The turn of the millennium marked a decisive shift in the work of the acclaimed potter and writer, Edmund de Waal. Until then, de Waal had become known amongst a growing band of admirers for his mastery of single thrown porcelain vessels fired in a pale blue celadon glaze. Each unique, these represented variations on a range of forms - cylinders, bowls, lidded jars, tea pots, bottles - which owed some of their lineage to ancient Chinese, Japanese and Korean examples and some to the High Modernist tenets of Bauhaus directors Walter Gropius and Ludwig Mies van der Rohe. Some of these pots veered more steeply towards abstraction, others were modestly practical. While they might increasingly have been grouped in what de Waal referred to as 'cargoes' at selling exhibitions at Egg in Kinnerton Place, in 1996, London, and the Scottish Gallery, in Edinburgh, in 1998, these were sold individually as items of craft. From 2000 onwards, however, and certainly by 2005, the date of the two leaning vessels in this collection, titled as a single work, 'In a Dark Wood' (lot 56), de Waal's principal preoccupation has been the creation of conceptual art works from assemblies of pots.

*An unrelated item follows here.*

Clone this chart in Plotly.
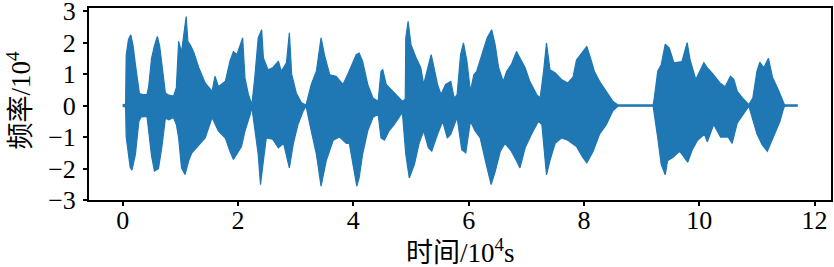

This collection of pots (lots 36-58) all made between 2000 and 2005 thus marks a precious and fertile moment in de Waal's career. It was the period when he was beginning to articulate, both in writing and in exhibitions of his and others' work, his growing interest not so much in what a pot might be but what it might express. In 1999 de Waal, who, born in 1964, has been making pots since the age of five, was invited to show his work at High Cross House in Devon. The pioneering Modernist house, designed by the Swiss–American architect William Lescaze and completed in 1932, was commissioned by the noted philanthropist Leonard Elmhirst, founder of the Dartington Hall Trust. This was to be his first public exhibition. But rather than simply exhibiting his pots alongside works from the Trust's collection, de Waal seized the opportunity to use the whole house as a space for an intervention, creating an entirely new body of work in response to its specific architectural qualities. These pots were distinguished by a small square mark, to underline their new purpose and identity, as opposed to the oriental marks the artist had been using and which you can also see here on these later pots. De Waal wrote in the catalogue that the exhibition reflected his own realisation, that the 'real life' of pots is considerably more fluid than the 'functionalism' ascribed to them. That many pots made ostensibly for use actually had more symbolic meanings and that their display was highly charged. Even kitchen cupboards could act as condensed still lives of objects.'

Their primary symbolic function, perhaps, is as vessels. De Waal is an artist committed to the vessel form. He said in an interview in 2004, what happens when you throw a pot, is that "what you're doing is actually, of course, making an inside and an outside simultaneously, which doesn't happen in very many other places in art. You're making a volume in a very short period of time, you're creating an internal space". These internal spaces echo our own intuitive feeling of being containers - explaining the special kinship human beings have felt with vessel forms throughout human history. In the shift we see between 1999 and 2005, however, de Waal's focus on the internal space within the pot enlarged to encompass an interest also in the external spaces between pots and then between pots and the architectural spaces they inhabit. All were capable of being activated to express ideas - from concrete images of cargo ships laden with porcelain from the Far East to the most abstract philosophical, musical or poetic ideas.

This larger focus became explicit in 2002, when de Waal produced an entire Porcelain Room for the Geffrye Museum in east London. Inspired equally by the idea of the ornate Kunstkammer or Cabinets of Curiosities baroque princes built to house their porcelain and other treasures and the minimalist, constructivist art of Donald Judd and Carl André, de Waal created an entire environment. He wrote at the time, "I tried to create an installation in which the pots define the structure of the space. The room pushes at the architectural elements, opens up the walls and the floor and the ceiling and the windows as places for the pots to be".

As he has said, "It was a no-going-back moment. I couldn't return to discrete, domestic pots". So the discrete pots we see here, poised on the cusp between functional domestic ware and symbolic objects to be deployed and understood in a larger conceptual framework, have a particular poignant potency. They are transitional pieces. As if to underline their momentousness, in 2007 the collector acquired at auction the aptly named pair of elongated leaning vessels, 'In a Dark Wood' (lot 56), created in 2005. The title echoes the opening lines of the first canto of Dante's epic poem, The Divine Comedy:

"In the middle of the journey of our life, I came to myself, in a dark wood, where the direct way was lost". For the five years during which these pots were made, de Waal had been in the middle of the journey of his own life, wrestling with the direction his work should take. By 2005, he knew.